Intel MPI mpirun arguments

The Intel MPI 2019 release switched from the Open Fabrics Alliance (OFA) framework to the Open Fabrics Interfaces (OFI) framework, and currently supports libfabric. There are two providers for InfiniBand support: mlx and verbs. The provider mlx is the preferred provider on HB and HC VMs.

Here are some suggested mpirun arguments for Intel MPI 2019 update 5+:

export FI_PROVIDER=mlx
export I_MPI_DEBUG=5
export I_MPI_PIN_DOMAIN=numa

mpirun -n $NPROCS -f $HOSTFILE $MPI_EXECUTABLE

In those arguments:

Parameters Description
FI_PROVIDER Specifies which libfabric provider to use, which affects the API, protocol, and network used. verbs is another option, but generally mlx gives you better performance.
I_MPI_DEBUG Specifies the level of extra debug output, which can provide details about where processes are pinned, and which protocol and network are used.
I_MPI_PIN_DOMAIN Specifies how you want to pin your processes.

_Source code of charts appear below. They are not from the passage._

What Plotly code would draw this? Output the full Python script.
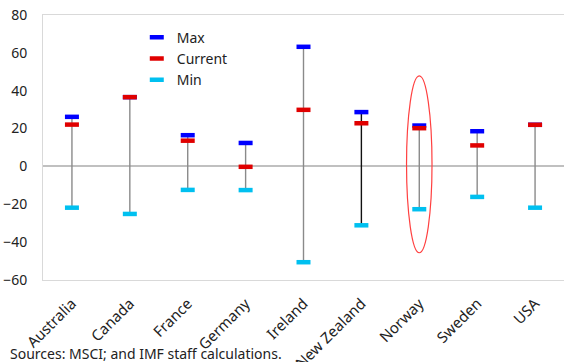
import plotly.graph_objects as go

categories = ["Australia", "Canada", "France", "Germany", "Ireland",
              "New Zealand", "Norway", "Sweden", "USA"]
max_vals = [26.2, 36.6, 16.5, 12.4, 63.2, 28.7, 21.6, 18.6, 22.0]
current_vals = [22.1, 36.6, 13.6, -0.2, 29.9, 22.8, 20.2, 11.1, 22.0]
min_vals = [-21.8, -25.1, -12.4, -12.5, -50.6, -31.1, -22.6, -16.1, -21.8]
y_ticks = [-60, -40, -20, 0, 20, 40, 60, 80]

FONT = "Noto Sans"
stem_colors = ["#8a8a8a", "#8a8a8a", "#8a8a8a", "#8a8a8a", "#8a8a8a",
               "#111111", "#8a8a8a", "#8a8a8a", "#8a8a8a"]

fig = go.Figure()

# stems from min to max
for c, lo, hi, col in zip(categories, min_vals, max_vals, stem_colors):
    fig.add_trace(go.Scatter(
        x=[c, c], y=[lo, max(hi, lo)], mode="lines",
        line=dict(color=col, width=1.4), showlegend=False, hoverinfo="skip"))

def dash_trace(name, vals, color, rank):
    return go.Scatter(
        x=categories, y=vals, mode="markers", name=name, legendrank=rank,
        marker=dict(symbol="line-ew", size=10, color=color,
                    line=dict(color=color, width=4.5)))

fig.add_trace(dash_trace("Min", min_vals, "#00c0f0", 3))
fig.add_trace(dash_trace("Max", max_vals, "#0000ff", 1))
fig.add_trace(dash_trace("Current", current_vals, "#e00000", 2))

# ellipse highlighting Norway
ni = categories.index("Norway")
fig.add_shape(type="circle", xref="x", yref="y",
              x0=ni - 0.22, x1=ni + 0.22, y0=-45.6, y1=47.8,
              line=dict(color="#ff4040", width=1.2))

fig.add_annotation(text="Sources: MSCI; and IMF staff calculations.",
                   xref="paper", yref="paper", x=-0.068, y=-0.279,
                   xanchor="left", yanchor="middle", showarrow=False,
                   font=dict(family=FONT, size=14, color="#222222"))

fig.update_layout(
    width=564, height=362,
    margin=dict(l=43, r=0, t=15, b=82),
    paper_bgcolor="white", plot_bgcolor="white",
    font=dict(family=FONT, size=13, color="#222222"),
    showlegend=True,
    legend=dict(x=0.18, y=0.975, xanchor="left", yanchor="top",
                bgcolor="rgba(0,0,0,0)", font=dict(family=FONT, size=14),
                itemwidth=30, tracegroupgap=0),
    xaxis=dict(type="category", categoryorder="array", categoryarray=categories,
               tickangle=-45, showgrid=False, zeroline=False, automargin=False,
               showline=True, linecolor="#d9d9d9", linewidth=1, mirror=True,
               ticks="", ticklabelstandoff=8,
               tickfont=dict(family=FONT, size=15, color="#222222"),
               range=[-0.5, len(categories) - 0.5]),
    yaxis=dict(range=[-60, 80], tickvals=y_ticks, showgrid=False, automargin=False,
               zeroline=True, zerolinecolor="#c0c0c0", zerolinewidth=2,
               showline=True, linecolor="#d9d9d9", linewidth=1, mirror=True,
               ticks="", ticklabelstandoff=12,
               tickfont=dict(family=FONT, size=14, color="#222222")),
)

fig.write_html("out.html", config={"displayModeBar": False},
               post_script="document.body.style.margin='0';document.body.style.overflow='hidden';")
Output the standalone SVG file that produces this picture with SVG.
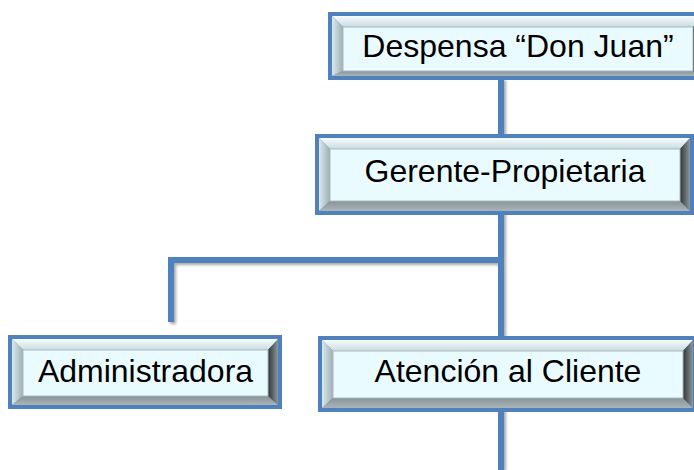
<svg xmlns="http://www.w3.org/2000/svg" width="694" height="470" viewBox="0 0 694 470">
<defs>
<filter id="sh" x="-20%" y="-20%" width="140%" height="140%">
<feGaussianBlur in="SourceAlpha" stdDeviation="1.5"/>
<feOffset dx="2" dy="2" result="b"/>
<feComponentTransfer><feFuncA type="linear" slope="0.35"/></feComponentTransfer>
<feMerge><feMergeNode/><feMergeNode in="SourceGraphic"/></feMerge>
</filter>
<linearGradient id="gT" x1="0" y1="0" x2="0" y2="1"><stop offset="0" stop-color="#F6FDFF"/><stop offset="1" stop-color="#C9DBDF"/></linearGradient>
<linearGradient id="gL" x1="0" y1="0" x2="1" y2="0"><stop offset="0" stop-color="#DAE9ED"/><stop offset="1" stop-color="#9EAFB3"/></linearGradient>
<linearGradient id="gB" x1="0" y1="0" x2="0" y2="1"><stop offset="0" stop-color="#879397"/><stop offset="1" stop-color="#A9B5B9"/></linearGradient>
<linearGradient id="gR" x1="0" y1="0" x2="1" y2="0"><stop offset="0" stop-color="#2E3538"/><stop offset="1" stop-color="#8D989C"/></linearGradient>
</defs>
<style>
.conn{fill:none;stroke:#4F81BD;stroke-width:6;stroke-linejoin:miter;stroke-linecap:butt}
.frame{fill:#4F81BD}
.bt{fill:url(#gT)}
.bl{fill:url(#gL)}
.bb{fill:url(#gB)}
.br{fill:url(#gR)}
.face{fill:#EAFBFF;stroke:#A9BABE;stroke-width:1}
.lbl{font-family:"Liberation Sans",Arial,sans-serif;font-size:32px;fill:#000;text-anchor:middle}
</style>
<rect width="694" height="470" fill="#fff"/>
<g id="connectors" filter="url(#sh)">
<path class="conn" d="M501,78 V470"/>
<path class="conn" d="M171,322 V260 H504"/>
</g>
<g id="node-despensa">
<rect class="frame" x="328" y="12" width="380" height="68"/>
<polygon class="bt" points="332,16 704,16 693,27 343,27"/>
<polygon class="bl" points="332,16 343,27 343,71 332,76"/>
<polygon class="bb" points="332,76 343,71 693,71 704,76"/>
<polygon class="br" points="704,16 704,76 693,71 693,27"/>
<rect class="face" x="343" y="27" width="350" height="44"/>
<text class="lbl" x="518" y="57">Despensa “Don Juan”</text>
</g>
<g id="node-gerente">
<rect class="frame" x="315" y="134" width="379" height="81"/>
<polygon class="bt" points="319,138 690,138 680,149 330,149"/>
<polygon class="bl" points="319,138 330,149 330,201 319,211"/>
<polygon class="bb" points="319,211 330,201 680,201 690,211"/>
<polygon class="br" points="690,138 690,211 680,201 680,149"/>
<rect class="face" x="330" y="149" width="350" height="52"/>
<text class="lbl" x="505" y="182">Gerente-Propietaria</text>
</g>
<g id="node-administradora">
<rect class="frame" x="8" y="335" width="274" height="74"/>
<polygon class="bt" points="12,339 278,339 268,350 23,350"/>
<polygon class="bl" points="12,339 23,350 23,396 12,405"/>
<polygon class="bb" points="12,405 23,396 268,396 278,405"/>
<polygon class="br" points="278,339 278,405 268,396 268,350"/>
<rect class="face" x="23" y="350" width="245" height="46"/>
<text class="lbl" x="145.5" y="382">Administradora</text>
</g>
<g id="node-atencion">
<rect class="frame" x="318" y="336" width="379" height="76"/>
<polygon class="bt" points="322,340 693,340 683,351 333,351"/>
<polygon class="bl" points="322,340 333,351 333,398 322,408"/>
<polygon class="bb" points="322,408 333,398 683,398 693,408"/>
<polygon class="br" points="693,340 693,408 683,398 683,351"/>
<rect class="face" x="333" y="351" width="350" height="47"/>
<text class="lbl" x="508" y="382">Atención al Cliente</text>
</g>
</svg>
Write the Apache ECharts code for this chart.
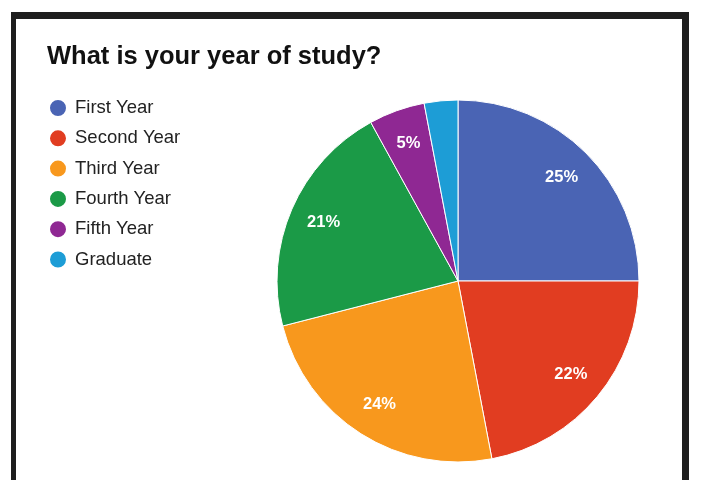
<!DOCTYPE html>
<html>
<head>
<meta charset="utf-8">
<script src="https://cdn.jsdelivr.net/npm/echarts@6/dist/echarts.min.js"></script>
<style>
  html, body { margin: 0; padding: 0; background: #fff; }
  #main { width: 719px; height: 480px; }
</style>
</head>
<body>
<div id="main"></div>
<script>
// survey answers
var categories = ['First Year', 'Second Year', 'Third Year', 'Fourth Year', 'Fifth Year', 'Graduate'];
var shares = [25, 22, 24, 21, 5, 3];
var colors = ['#4a64b4', '#e13d21', '#f8981d', '#1b9a47', '#8f2893', '#1d9dd6'];

var chart = echarts.init(document.getElementById('main'));

var pieData = categories.map(function (c, i) {
    return { name: c, value: shares[i], itemStyle: { color: colors[i] } };
});
// second ring only carries the labels, so they sit further out
var labelData = categories.map(function (c, i) {
    return {
        name: c, value: shares[i],
        label: { show: shares[i] >= 5 }
    };
});

var option = {
    backgroundColor: '#fff',
    animation: false,
    title: {
        text: 'What is your year of study?',
        left: 47,
        top: 44,
        padding: 0,
        textStyle: {
            fontFamily: 'Liberation Sans, Arial, sans-serif',
            fontSize: 25.5,
            fontWeight: 'bold',
            color: '#111'
        }
    },
    legend: {
        orient: 'vertical',
        left: 48,
        top: 98,
        padding: 0,
        icon: 'circle',
        itemWidth: 18,
        itemHeight: 18,
        itemGap: 10.3,
        data: categories,
        textStyle: {
            fontFamily: 'Liberation Sans, Arial, sans-serif',
            fontSize: 18.5,
            lineHeight: 18,
            color: '#222',
            padding: [0, 0, 0, 3]
        }
    },
    graphic: [
        { type: 'rect', shape: { x: 11, y: 12, width: 5, height: 468 }, style: { fill: '#1e1e1e' } },
        { type: 'rect', shape: { x: 11, y: 12, width: 678, height: 7 }, style: { fill: '#1e1e1e' } },
        { type: 'rect', shape: { x: 682, y: 12, width: 7, height: 468 }, style: { fill: '#1e1e1e' } }
    ],
    series: [
        {
            type: 'pie',
            center: [458, 281],
            radius: 181,
            startAngle: 90,
            clockwise: true,
            label: { show: false },
            labelLine: { show: false },
            emphasis: { disabled: true },
            itemStyle: { borderColor: '#fff', borderWidth: 1 },
            data: pieData
        },
        {
            type: 'pie',
            center: [458, 281],
            radius: [106, 181],
            startAngle: 90,
            clockwise: true,
            silent: true,
            legendHoverLink: false,
            itemStyle: { color: 'rgba(0,0,0,0)' },
            label: {
                show: true,
                position: 'inside',
                formatter: '{c}%',
                color: '#fff',
                fontFamily: 'Liberation Sans, Arial, sans-serif',
                fontSize: 16.5,
                fontWeight: 'bold'
            },
            labelLine: { show: false },
            emphasis: { disabled: true },
            data: labelData
        }
    ]
};
chart.setOption(option);
</script>
</body>
</html>
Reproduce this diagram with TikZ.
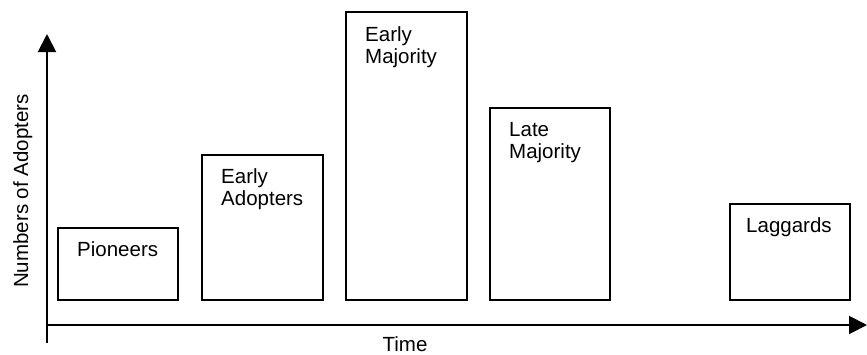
\documentclass[tikz,border=0pt]{standalone}
\usepackage{fontspec}
\setmainfont{Liberation Sans}
\usetikzlibrary{arrows.meta}
\begin{document}
\begin{tikzpicture}[x=1pt,y=-1pt,
  axis/.style={line width=2pt,-{Triangle[length=18pt,width=18pt]}},
  bar/.style={draw,line width=1.6pt,rectangle,inner sep=0pt,anchor=north west},
  lbl/.style={inner sep=0pt,anchor=north west,align=left,font=\fontsize{20.5}{22}\selectfont},
  axlbl/.style={inner sep=0pt,font=\fontsize{20.5}{22}\selectfont}]
\useasboundingbox (0,0) rectangle (867,354);
% axes
\coordinate (ybot) at (47,343);
\coordinate (ytop) at (47,34);
\coordinate (xstart) at (46,325);
\coordinate (xend) at (867,325);
\draw[axis] (ybot) -- (ytop);
\draw[axis] (xstart) -- (xend);
% bars
\node[bar,minimum width=120pt,minimum height=72pt] (pio) at (57,227) {};
\node[bar,minimum width=121pt,minimum height=145pt] (ead) at (201,154) {};
\node[bar,minimum width=121pt,minimum height=288pt] (ema) at (345,11) {};
\node[bar,minimum width=120pt,minimum height=192pt] (lma) at (489,107) {};
\node[bar,minimum width=120pt,minimum height=96pt] (lag) at (729,203) {};
% labels
\node[lbl] (piol) at ([xshift=20pt,yshift=-14.3pt]pio.north west) {Pioneers};
\node[lbl] (eadl) at ([xshift=20pt,yshift=-14.3pt]ead.north west) {Early\\Adopters};
\node[lbl] (emal) at ([xshift=20pt,yshift=-15pt]ema.north west) {Early\\Majority};
\node[lbl] (lmal) at ([xshift=20pt,yshift=-15pt]lma.north west) {Late\\Majority};
\node[lbl] (lagl) at ([xshift=17pt,yshift=-14.3pt]lag.north west) {Laggards};
% axis labels
\node[axlbl,anchor=base] (time) at (405,351) {Time};
\node[axlbl,anchor=base,rotate=90] (num) at (28,191) {Numbers of Adopters};
\end{tikzpicture}
\end{document}
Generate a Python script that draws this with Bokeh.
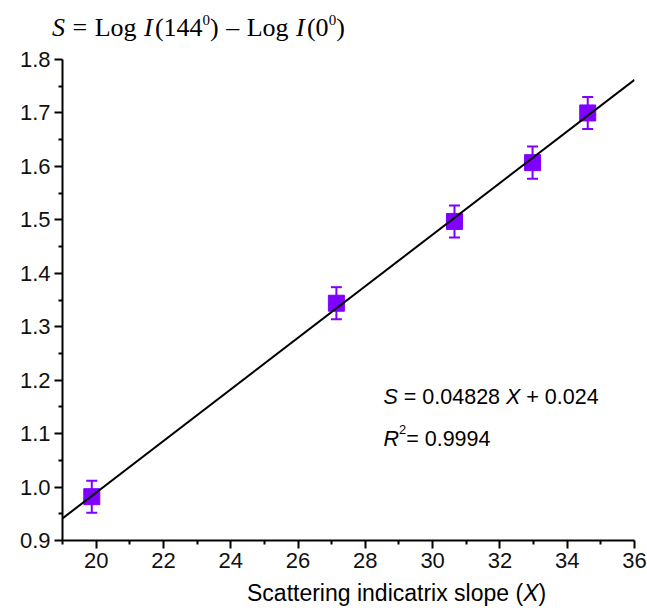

For example, you can pin to cores, sockets, or NUMA domains. In this example, you set this environmental variable to numa, which means processes are pinned to NUMA node domains.

There are some other options that you can try, especially if collective operations are consuming a significant amount of time. Intel MPI 2019 update 5+ supports the provide mlx and uses the UCX framework to communicate with InfiniBand. It also supports HCOLL.

export FI_PROVIDER=mlx
export I_MPI_COLL_EXTERNAL=1

MVAPICH mpirun arguments

The following list contains several recommended mpirun arguments:

export MV2_CPU_BINDING_POLICY=scatter
export MV2_CPU_BINDING_LEVEL=numanode
export MV2_SHOW_CPU_BINDING=1
export MV2_SHOW_HCA_BINDING=1

mpirun -n $NPROCS -f $HOSTFILE $MPI_EXECUTABLE

In those arguments:

Parameters Description
MV2_CPU_BINDING_POLICY Specifies which binding policy to use, which will affect how processes are pinned to core IDs. In this case, you specify scatter, so processes are evenly scattered among the NUMA domains.
MV2_CPU_BINDING_LEVEL Specifies where to pin processes. In this case, you set it to numanode, which means processes are pinned to units of NUMA domains.
MV2_SHOW_CPU_BINDING Specifies if you want to get debug information about where the processes are pinned.
MV2_SHOW_HCA_BINDING Specifies if you want to get debug information about which host channel adapter each process is using.